On this date in 1968, Rhodesia earned global opprobrium with a triple hanging in Salisbury (today known as Harare).

Labour M.P. Anne Kerr lays a wreath at the Rhodesian embassy to protest this date’s hangings. A few months later, Kerr would be the one in the world’s headlines … when she was roughed up by Chicago police at the 1968 Democratic Convention.

This was the first “Rhodesian” execution, three years on into the white-supremacist (pdf) breakaway state — which had bucked orderly majority-rule decolonization by declaring independence under its settler government.

So it was hardly a matter of whether James Dhlamini, Victor Mlambo and Duly Shadrack were or were not “guilty”: springing the trap on the gallows was an act fraught with racial hostility within Rhodesia (today, Zimbabwe) and throughout a decolonizing world.

Queen Elizabeth II issued a royal reprieve and the British government warned of the “gravest personal responsibility” attaching to anyone who involved himself in the proposed hanging. Rhodesia royally ignored it.

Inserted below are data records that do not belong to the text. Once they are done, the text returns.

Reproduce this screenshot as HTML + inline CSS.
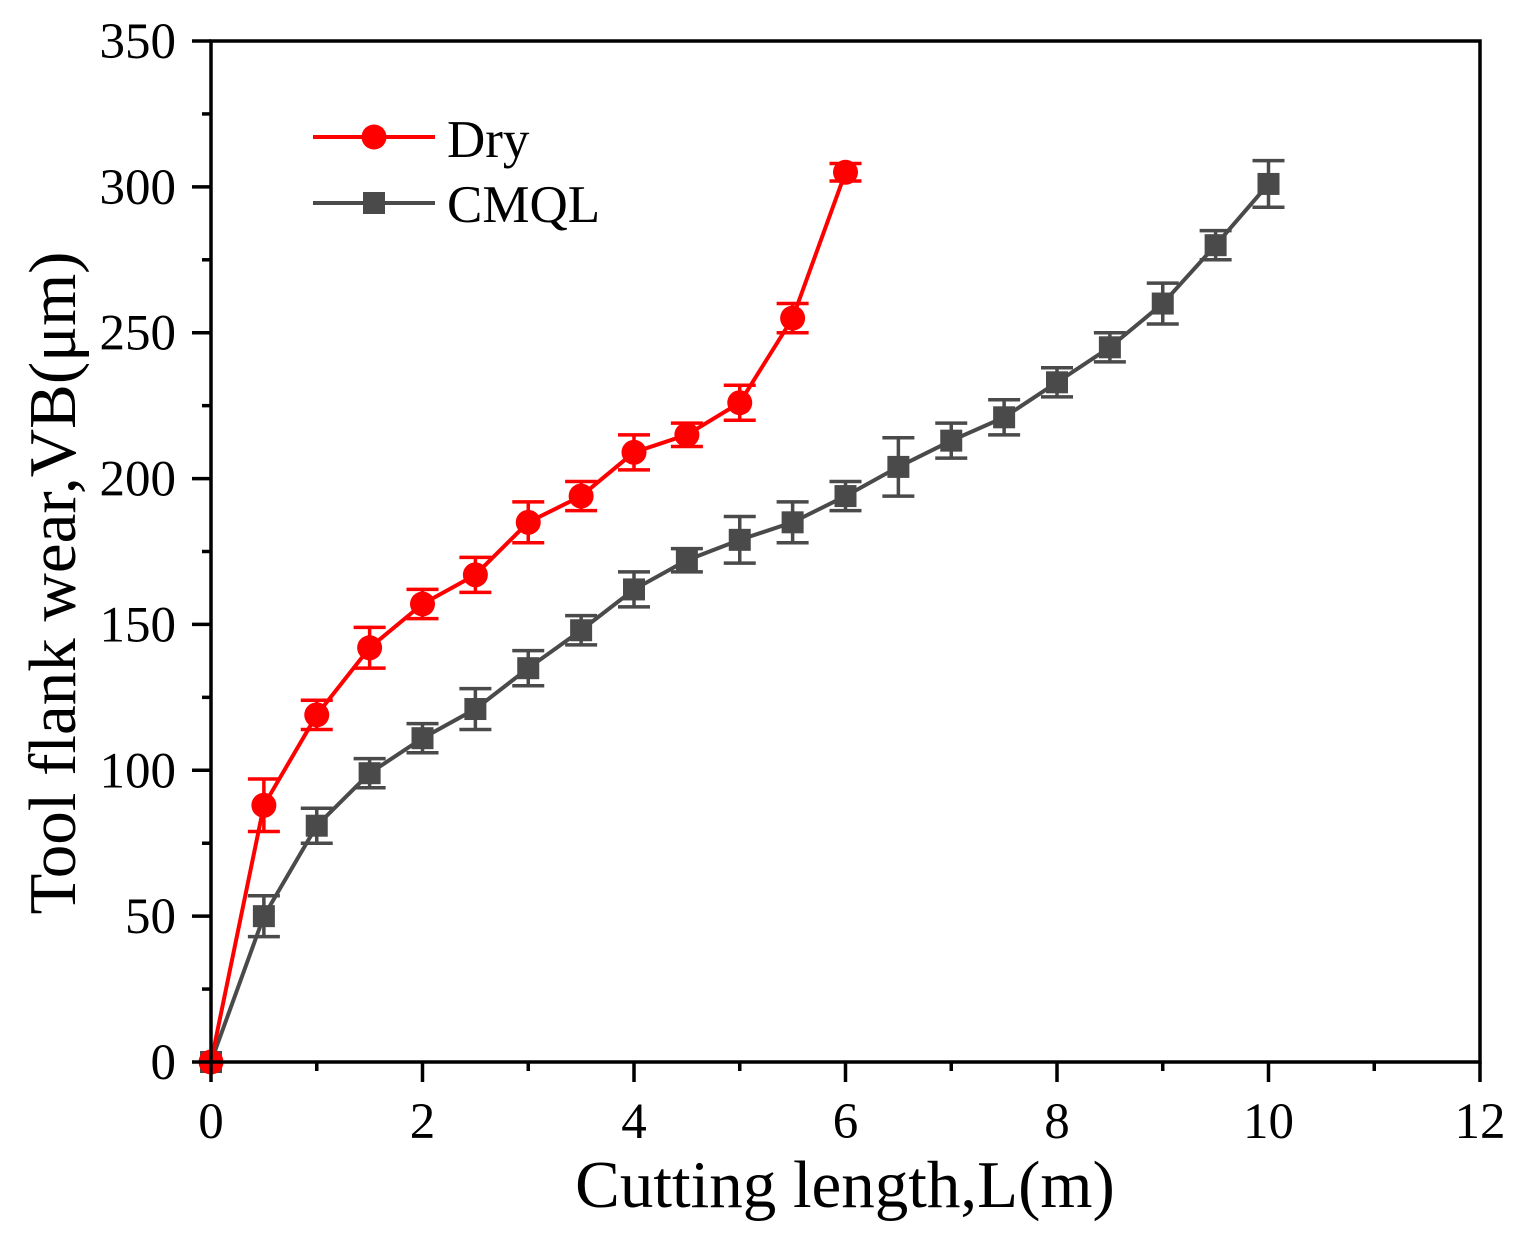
<!DOCTYPE html>
<html><head><meta charset="utf-8"><style>
html,body{margin:0;padding:0;background:#fff;}
svg{display:block;font-family:"Liberation Serif",serif;}
</style></head><body>
<svg id="chart" width="1528" height="1238" viewBox="0 0 1528 1238" xmlns="http://www.w3.org/2000/svg"></svg>
<script>
const xTicks=[0,2,4,6,8,10,12];
const yTicks=[0,50,100,150,200,250,300,350];
const dryX=[0,0.5,1,1.5,2,2.5,3,3.5,4,4.5,5,5.5,6];
const dryY=[0,88,119,142,157,167,185,194,209,215,226,255,305];
const dryErr=[0,9,5,7,5,6,7,5,6,4,6,5,3];
const cmqlX=[0,0.5,1,1.5,2,2.5,3,3.5,4,4.5,5,5.5,6,6.5,7,7.5,8,8.5,9,9.5,10];
const cmqlY=[0,50,81,99,111,121,135,148,162,172,179,185,194,204,213,221,233,245,260,280,301];
const cmqlErr=[0,7,6,5,5,7,6,5,6,4,8,7,5,10,6,6,5,5,7,5,8];

const svg=document.getElementById('chart');
const NS='http://www.w3.org/2000/svg';
const X0=211,X1=1480,Y0=1062,Y1=41;
const sx=v=>X0+(v-0)/(12-0)*(X1-X0);
const sy=v=>Y0-(v-0)/(350-0)*(Y0-Y1);
function mk(tag,attrs,parent){const e=document.createElementNS(NS,tag);for(const k in attrs)e.setAttribute(k,attrs[k]);(parent||svg).appendChild(e);return e;}

function series(xs,ys,es,color,shape,name){
  const g=mk('g',{});
  
  
  const pl=mk('polyline',{points:xs.map((x,i)=>sx(x)+','+sy(ys[i])).join(' '),fill:'none',stroke:color,'stroke-width':4},g);
  
  
  xs.forEach((x,i)=>{
    const cx=sx(x),cy=sy(ys[i]);
    if(es[i]>0){
      const eb=mk('path',{d:`M${cx},${sy(ys[i]+es[i])}V${sy(ys[i]-es[i])}M${cx-16},${sy(ys[i]+es[i])}h32M${cx-16},${sy(ys[i]-es[i])}h32`,stroke:color,'stroke-width':3.5,fill:'none'},g);
      
      
    }
    let m;
    if(shape==='circle') m=mk('circle',{cx:cx,cy:cy,r:12.5,fill:color},g);
    else m=mk('rect',{x:cx-11,y:cy-11,width:22,height:22,fill:color},g);
    
    
  });
}
series(cmqlX,cmqlY,cmqlErr,'#4a4a4a','square','cmql');
series(dryX,dryY,dryErr,'#ff0000','circle','dry');

// axes frame
const frame=mk('rect',{x:X0,y:Y1,width:X1-X0,height:Y0-Y1,fill:'none',stroke:'#000','stroke-width':3.5});



xTicks.forEach(t=>{
  const l=mk('line',{x1:sx(t),x2:sx(t),y1:Y0,y2:Y0+20,stroke:'#000','stroke-width':3.5});
  
  
  const tx=mk('text',{x:sx(t),y:1138,'font-size':51,'text-anchor':'middle',fill:'#000'});
  tx.textContent=t;
  
  
  if(t<12){const m=mk('line',{x1:sx(t+1),x2:sx(t+1),y1:Y0,y2:Y0+9,stroke:'#000','stroke-width':3.5});
  
  }
});
yTicks.forEach(t=>{
  const l=mk('line',{x1:X0-19,x2:X0,y1:sy(t),y2:sy(t),stroke:'#000','stroke-width':3.5});
  
  
  const tx=mk('text',{x:176,y:sy(t)+17,'font-size':51,'text-anchor':'end',fill:'#000'});
  tx.textContent=t;
  
  
  if(t<350){const m=mk('line',{x1:X0-9,x2:X0,y1:sy(t+25),y2:sy(t+25),stroke:'#000','stroke-width':3.5});
  
  }
});

const xt=mk('text',{x:845,y:1207,'font-size':67,'text-anchor':'middle',fill:'#000'});
xt.textContent='Cutting length,L(m)';


const yt=mk('text',{x:0,y:0,'font-size':67,'text-anchor':'middle',fill:'#000',transform:'translate(75,583) rotate(-90)'});
yt.textContent='Tool flank wear,VB(μm)';



const lg=mk('g',{});


const l1=mk('line',{x1:313,x2:435,y1:137,y2:137,stroke:'#ff0000','stroke-width':4},lg);


const c1=mk('circle',{cx:374,cy:137,r:12.5,fill:'#ff0000'},lg);


const t1=mk('text',{x:447,y:157,'font-size':53,fill:'#000'},lg);
t1.textContent='Dry';


const l2=mk('line',{x1:313,x2:435,y1:203,y2:203,stroke:'#4a4a4a','stroke-width':4},lg);


const r2=mk('rect',{x:363,y:192,width:22,height:22,fill:'#4a4a4a'},lg);


const t2=mk('text',{x:447,y:222,'font-size':53,fill:'#000'},lg);
t2.textContent='CMQL';


</script>
</body></html>
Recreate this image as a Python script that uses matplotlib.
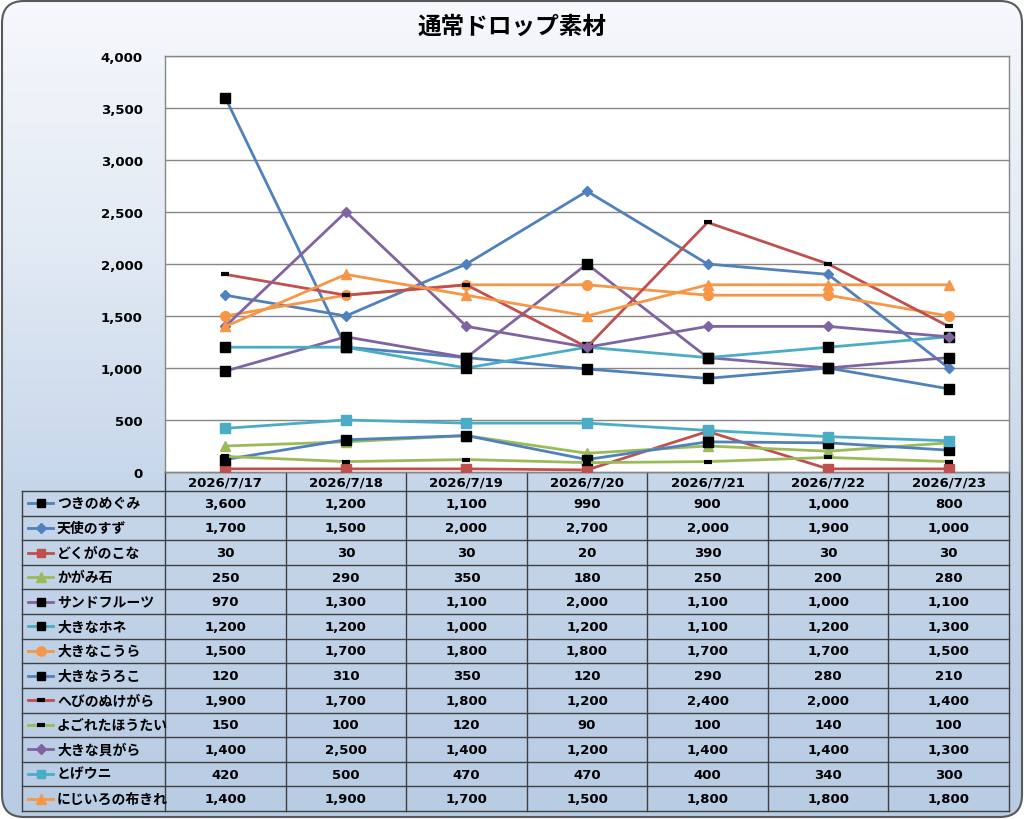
import matplotlib
matplotlib.use("Agg")
import matplotlib.pyplot as plt
import numpy as np
from matplotlib.patches import FancyBboxPatch
from matplotlib.colors import LinearSegmentedColormap
from matplotlib.ticker import FuncFormatter, MultipleLocator

plt.rcParams['font.family'] = ['Noto Sans CJK JP', 'DejaVu Sans']
NUMFONT = ['DejaVu Sans']

title = "通常ドロップ素材"
dates = ["2026/7/17", "2026/7/18", "2026/7/19", "2026/7/20", "2026/7/21", "2026/7/22", "2026/7/23"]
names = ["つきのめぐみ", "天使のすず", "どくがのこな", "かがみ石", "サンドフルーツ", "大きなホネ",
         "大きなこうら", "大きなうろこ", "へびのぬけがら", "よごれたほうたい", "大きな貝がら",
         "とげウニ", "にじいろの布きれ"]
tsukinomegumi = [3600, 1200, 1100, 990, 900, 1000, 800]
tenshinosuzu = [1700, 1500, 2000, 2700, 2000, 1900, 1000]
dokuganokona = [30, 30, 30, 20, 390, 30, 30]
kagamiishi = [250, 290, 350, 180, 250, 200, 280]
sandfruits = [970, 1300, 1100, 2000, 1100, 1000, 1100]
ookinahone = [1200, 1200, 1000, 1200, 1100, 1200, 1300]
ookinakoura = [1500, 1700, 1800, 1800, 1700, 1700, 1500]
ookinauroko = [120, 310, 350, 120, 290, 280, 210]
hebinonukegara = [1900, 1700, 1800, 1200, 2400, 2000, 1400]
yogoretahoutai = [150, 100, 120, 90, 100, 140, 100]
ookinakaigara = [1400, 2500, 1400, 1200, 1400, 1400, 1300]
togeuni = [420, 500, 470, 470, 400, 340, 300]
nijiironofukire = [1400, 1900, 1700, 1500, 1800, 1800, 1800]

series = [tsukinomegumi, tenshinosuzu, dokuganokona, kagamiishi, sandfruits, ookinahone,
          ookinakoura, ookinauroko, hebinonukegara, yogoretahoutai, ookinakaigara,
          togeuni, nijiironofukire]

BLUE, RED, GREEN, PURPLE, CYAN, ORANGE = "#4F81BD", "#C0504D", "#9BBB59", "#8064A2", "#4BACC6", "#F79646"
K = "#000000"
# (line colour, marker, marker colour, marker size)
styles = [
    (BLUE, 's', K, 6.5),
    (BLUE, 'D', BLUE, 5),
    (RED, 's', RED, 6.5),
    (GREEN, '^', GREEN, 7),
    (PURPLE, 's', K, 6.5),
    (CYAN, 's', K, 6.5),
    (ORANGE, 'o', ORANGE, 7),
    (BLUE, 's', K, 6.5),
    (RED, '_', K, 6),
    (GREEN, '_', K, 6),
    (PURPLE, 'D', PURPLE, 5),
    (CYAN, 's', CYAN, 6.5),
    (ORANGE, '^', ORANGE, 7),
]

W, H = 1024, 820
fig = plt.figure(figsize=(W / 100, H / 100), dpi=100)

def fx(x):
    return x / W

def fy(y):
    return 1 - y / H

# background gradient with rounded border
bg = fig.add_axes([0, 0, 1, 1])
bg.set_xlim(0, W)
bg.set_ylim(H, 0)
bg.axis('off')
cmap = LinearSegmentedColormap.from_list(
    "g", [(0.0, "#F6F8FC"), (0.3, "#E2EAF4"), (0.6, "#C6D6EA"), (1.0, "#B8CCE4")])
grad = np.linspace(0, 1, 256).reshape(-1, 1)
im = bg.imshow(grad, extent=[0, W, H, 0], aspect='auto', cmap=cmap, zorder=0)
border = FancyBboxPatch((2, 2), W - 4, H - 4, boxstyle="round,pad=0,rounding_size=22",
                        fc='none', ec='#595959', lw=1.5, zorder=2)
bg.add_patch(border)
im.set_clip_path(border)

# plot area
PL, PR, PT, PB = 165, 1009, 57, 473
ax = fig.add_axes([fx(PL), fy(PB), fx(PR - PL), (PB - PT) / H])
ax.set_facecolor('white')
x = np.arange(len(dates))
for vals, (lc, mk, mc, ms) in zip(series, styles):
    if mk == '_':
        ax.plot(x, vals, color=lc, lw=2, marker=mk, ms=ms, mec=mc, mew=3, zorder=3)
    else:
        ax.plot(x, vals, color=lc, lw=2, marker=mk, ms=ms, mfc=mc, mec=mc, zorder=3)
ax.set_xlim(-0.5, len(dates) - 0.5)
ax.set_ylim(0, 4000)
ax.yaxis.set_major_locator(MultipleLocator(500))
ax.yaxis.set_major_formatter(FuncFormatter(lambda v, p: f"{int(v):,}"))
ax.set_xticks([])
ax.tick_params(axis='y', length=0, pad=16)
for lab in ax.get_yticklabels():
    lab.set_fontweight('bold')
    lab.set_family(NUMFONT)
    lab.set_fontsize(9.5)
ax.grid(axis='y', color='#868686', lw=1)
ax.set_axisbelow(True)
for s in ax.spines.values():
    s.set_color('#868686')
    s.set_linewidth(1)

fig.text(0.5, fy(27), title, ha='center', va='center', fontsize=17, fontweight='bold')

# data table
TL = 22
HB = 492
n = len(names)
RH = (812 - HB) / n
colw = (PR - PL) / len(dates)
lc_t = '#3F3F3F'
tab = bg
for j in range(len(dates) + 1):
    xx = PL + j * colw
    tab.plot([xx, xx], [PB, 812], color=lc_t, lw=1, zorder=3)
for j, d in enumerate(dates):
    tab.text(PL + (j + 0.5) * colw, (PB + HB) / 2 + 1, d, ha='center', va='center',
             fontsize=9.5, fontweight='bold', family=NUMFONT, zorder=4)
tab.plot([TL, TL], [HB, 812], color=lc_t, lw=1, zorder=3)
tab.plot([PL, PR], [PB, PB], color=lc_t, lw=1, zorder=3)
for i in range(n + 1):
    yy = HB + i * RH
    tab.plot([TL, PR], [yy, yy], color=lc_t, lw=1, zorder=3)
for i, (nm, vals, (lc, mk, mc, ms)) in enumerate(zip(names, series, styles)):
    yc = HB + (i + 0.5) * RH
    tab.plot([28, 53], [yc, yc], color=lc, lw=2, zorder=4)
    if mk == '_':
        tab.plot([40.5], [yc], marker=mk, ms=ms, mec=mc, mew=3, zorder=5)
    else:
        tab.plot([40.5], [yc], marker=mk, ms=ms * 0.95, mfc=mc, mec=mc, zorder=5)
    tab.text(57, yc, nm, ha='left', va='center', fontsize=10, fontweight='bold', zorder=4)
    for j, v in enumerate(vals):
        tab.text(PL + (j + 0.5) * colw, yc, f"{v:,}", ha='center', va='center',
                 fontsize=9.5, fontweight='bold', family=NUMFONT, zorder=4)

fig.savefig("out.png", dpi=100, facecolor='white')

I have been hanging people for years, but I have never had all this fuss before.

(white) executioner Ted “Lofty” Milton (n.b. seemingly pictured here)

“This fuss” would encompass cross-partisan fury in the British House of Commons as well as a moment of silence in the Indian parliament, denunciations by both America and the Soviet Union … basically everybody. Tanzanian-born British M.P. Andrew Faulds called for criminal sanctions “not excluding the death penalty”. (London Times, , Mar. 7 1968)

There were even demands for humanitarian intervention — amounting to a British military occupation — to protect the other hundred-plus blacks then awaiting the gallows. Needless to say, that wasn’t about to happen, so in the face of Salisbury’s intransigence, was it all just sound and fury?

Does the Secretary of State recall that it was Winston Churchill who said: “Grass grows quickly over the battlefield; over the scaffold, never.”?

-Still-sitting Conservative M.P. Peter Tapsell — then a pup of 38, now the Father of the House — during Parliament’s emotional March 6 debate

Rhodesia insisted on the point by hanging two more Africans five days afterwards … but it also announced 35 reprieves.

In its fifteen years, Rhodesia never did get itself clear of the fuss over white rule; it remained a global pariah and eventually succumbed to its long-running Bush War.